Hukum Mengganti Puasa Menjelang Bulan Ramadhan

Menjelang bulan Ramadhan umat Muslim biasanya berbondong-bondong melakukan puasa pengganti atau juga disebut puasa qadha.
Ganti puasa Ramadhan atau puasa qadha ini diniatkan untuk membayar utang puasa Ramadhan tahun sebelumnya yang belum dilaksanakan karena berbagai macam kendala, seperti haid, hamil, menyusui, atau sakit.
Biasanya, puasa ini dilakukan menjelang bulan Ramadhan, antara bulan Rajab dan Syaban dan dilakukan sebanyak utang puasa Ramadhan yang kita punya.
Pengertian Puasa Qadha
Puasa qadha adalah puasa yang dilaksanakan untuk membayar utang puasa Ramadhan bagi mereka yang melewatkannya.
Puasa qadha ditujukan untuk seorang Muslim dalam keadaan tertentu tidak bisa menjalankan puasa Ramadhan seperti sedang sakit, dalam perjalanan, atau perempuan yang sedang haid.
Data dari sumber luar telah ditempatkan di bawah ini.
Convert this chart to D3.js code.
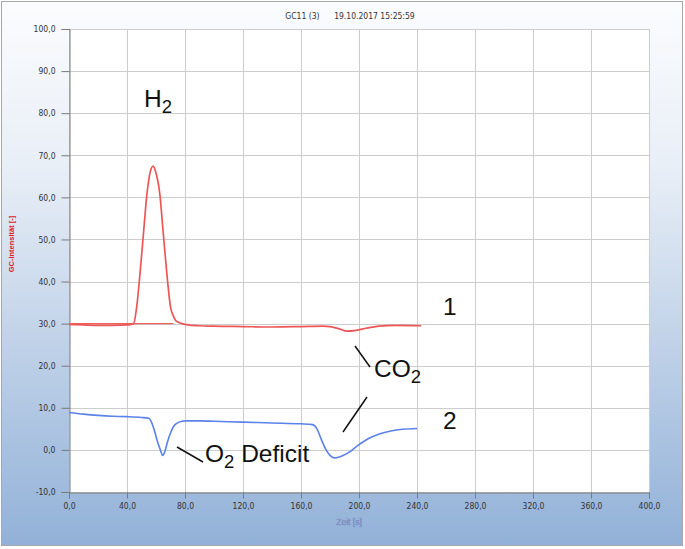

Pengertian soal puasa qadha ini dijelaskan Al Quran dalam Surat Al Baqarah ayat 184:
اَيَّامًا مَّعْدُوْدٰتٍۗ فَمَنْ كَانَ مِنْكُمْ مَّرِيْضًا اَوْ عَلٰى سَفَرٍ فَعِدَّةٌ مِّنْ اَيَّامٍ اُخَرَ ۗوَعَلَى الَّذِيْنَ يُطِيْقُوْنَهٗ فِدْيَةٌ طَعَامُ مِسْكِيْنٍۗ فَمَنْ تَطَوَّعَ خَيْرًا فَهُوَ خَيْرٌ لَّهٗ ۗوَاَنْ تَصُوْمُوْا خَيْرٌ لَّكُمْ اِنْ كُنْتُمْ تَعْلَمُوْنَ
"(Yaitu) beberapa hari tertentu. Maka barangsiapa di antara kamu sakit atau dalam perjalanan (lalu tidak berpuasa), maka (wajib mengganti) sebanyak hari (yang dia tidak berpuasa itu) pada hari-hari yang lain. Dan bagi orang yang berat menjalankannya, wajib membayar fidyah, yaitu memberi makan seorang miskin. Tetapi barangsiapa dengan kerelaan hati mengerjakan kebajikan, maka itu lebih baik baginya, dan puasamu itu lebih baik bagimu jika kamu mengetahui".
![]() |
Pendapat Ulama yang Membolehkan Puasa Ganti Puasa Menjelang Bulan Ramadhan
Qadha puasa Ramadhan wajib dilaksanakan sebanyak hari yang telah ditinggalkan oleh alasan tertentu sebagaimana termaktub dalam Al-Baqarah ayat 184 yang telah disebutkan di atas.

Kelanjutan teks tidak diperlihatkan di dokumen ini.